Like a python squeezing the air out of its victim, Toyota is in the midst of a move that will further hurt the Big 3. This time it's with the automaker's ability to offer financing and deals at a time when Detroit's automakers are in a pinch.
This is not a death blow to Detroit, but more of another body blow.
Yesterday, GMAC announced that it would only handle auto loans for those buyers with credit scores of 700 or better. Essentially telling GMdealers that one out of every four buyers will have to get an auto loan through some other source. It doesn't mean GM dealers won't be able to sell to those "non-prime" customers, but it won't be as easy.
Meanwhile, Toyota is blitzing the TV with commercials touting 0% financing. For those who have considered buying a Toyota in the past but ultimately went with an American made model because it was a better deal, the situation has flipped.

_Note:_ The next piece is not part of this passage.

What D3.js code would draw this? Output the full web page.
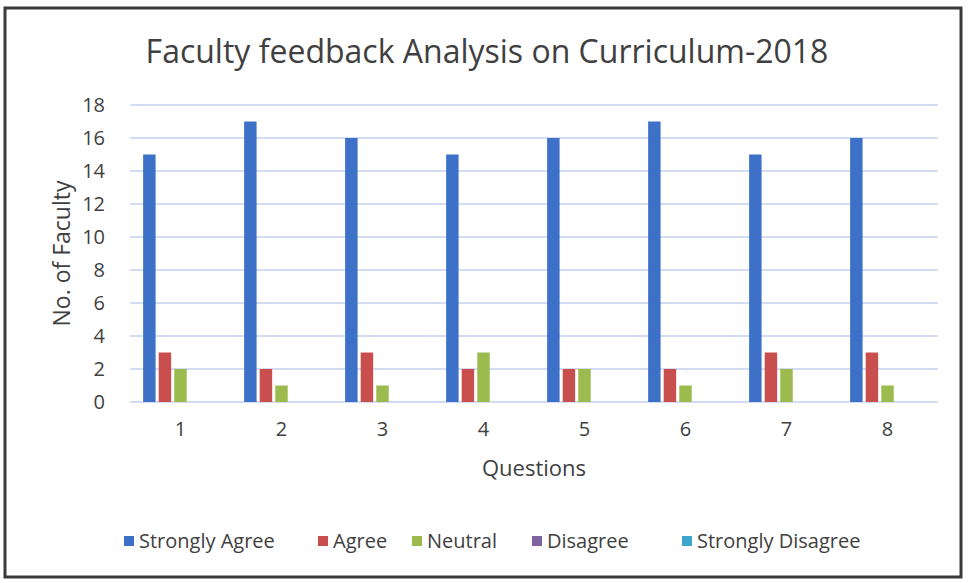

- Toyota says new small iQ offers quality
Granted, this is not exactly a buyers market and you can make the argument that any market share Toyota picks up this month is just a month. After all, GM ended last month with a huge gain (thanks to 0%) while Toyota slumped with one its worst months ever.
Still, the next few weeks bear watching. GM's ability to always sell the best deal has been key to its ability to hang on while Chrysler and Ford have been passed by Toyota. Now that the Toyota dealers have the hammer, we'll see how the country's top automaker holds up.